The Indian Express's running blog — a format the paper uses for major releases — does not specify distributor composition, marketing spend, or the share of Rs 75 crore attributable to overseas markets. That data typically surfaces in industry trade publications a week or two after release, once final studio numbers are tallied.
What the figure does not tell us
Worldwide gross and theatrical profitability are different propositions. Indian theatrical economics have been squeezed on several fronts simultaneously: the consolidation of multiplex chains, a contraction in single-screen infrastructure, and a steady migration of mid-budget audiences to streaming platforms within weeks of a release. A film clearing Rs 75 crore in three days confirms demand at the top end; it does not, on its own, say anything about the median Hindi release of 2026, nor about the longer-term sustainability of Rs 100-plus crore budgets.

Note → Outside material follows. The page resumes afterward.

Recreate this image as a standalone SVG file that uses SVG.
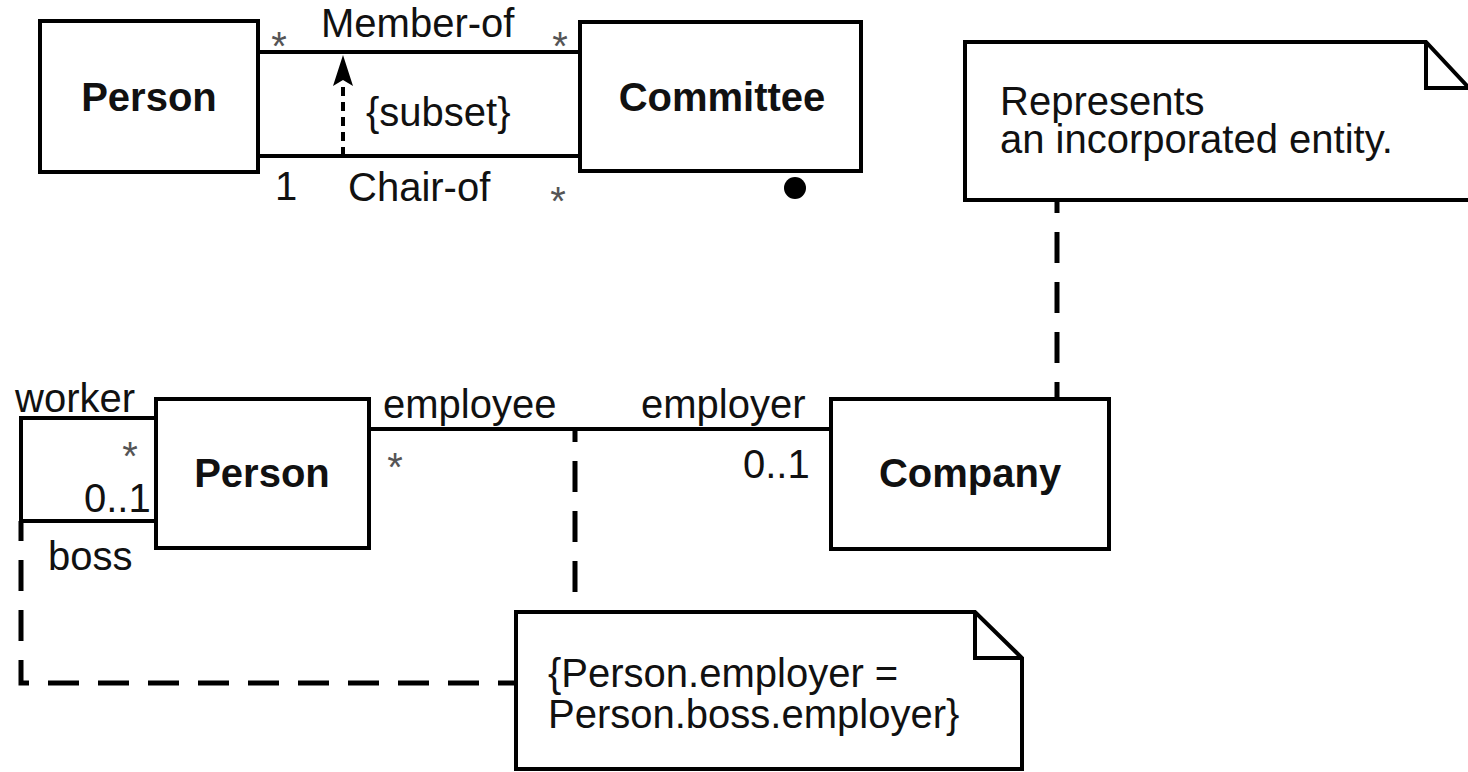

The other blind spot is genre fit. Cocktail 2 is a romantic comedy-drama aimed at a young urban audience. That demographic has historically been the first to migrate to streaming. A strong opening in this segment is therefore both a real signal of theatrical appetite and, paradoxically, a segment whose loyalty will be tested most quickly by the next platform-window announcement.
Stakes for the rest of 2026
The release sets a useful benchmark for the remaining July and August slate. If Cocktail 2 holds through its first weekend and adds a credible second-weekend figure, distributors are likely to treat the model — star-led, bilingually-cast, mid-budget-to-tentpole, comedy-drama tone — as worth replicating in the second half of the calendar. If it falls off sharply, the conversation inside trade circles will tilt back toward original concepts and tighter release windows.
For the three leads, the immediate calculus is reputational. Shahid Kapoor, working consistently across streaming and theatrical since Farzi (2023), reinforces his standing as a reliable theatrical draw. Kriti Sanon extends a 2024–2026 run that has included both mass-market and prestige projects. Rashmika Mandanna continues to convert her Telugu and pan-Indian visibility into Hindi-market currency, a transition that has not always been smooth for crossover casting.
What remains genuinely uncertain is the film's runway past day seven. Distributor estimates and studio-confirmed numbers routinely diverge by 10 to 15 percent in either direction; the eventual net domestic number — the figure that determines profitability once exhibitor shares are settled — will not be reliable for another week. Readers watching the trade press for a verdict should treat the current Rs 75 crore as a meaningful but provisional data point, not a settled outcome.
Desk note: Monexus is reporting this as a domestic-industry story with global-distribution stakes, framing the sequel as a data point in the broader Hindi-theatrical debate rather than as a celebrity-news item. The Indian Express's running-blog format is cited as the principal wire for early box-office tracking; studio-confirmed numbers will be reassessed once they surface.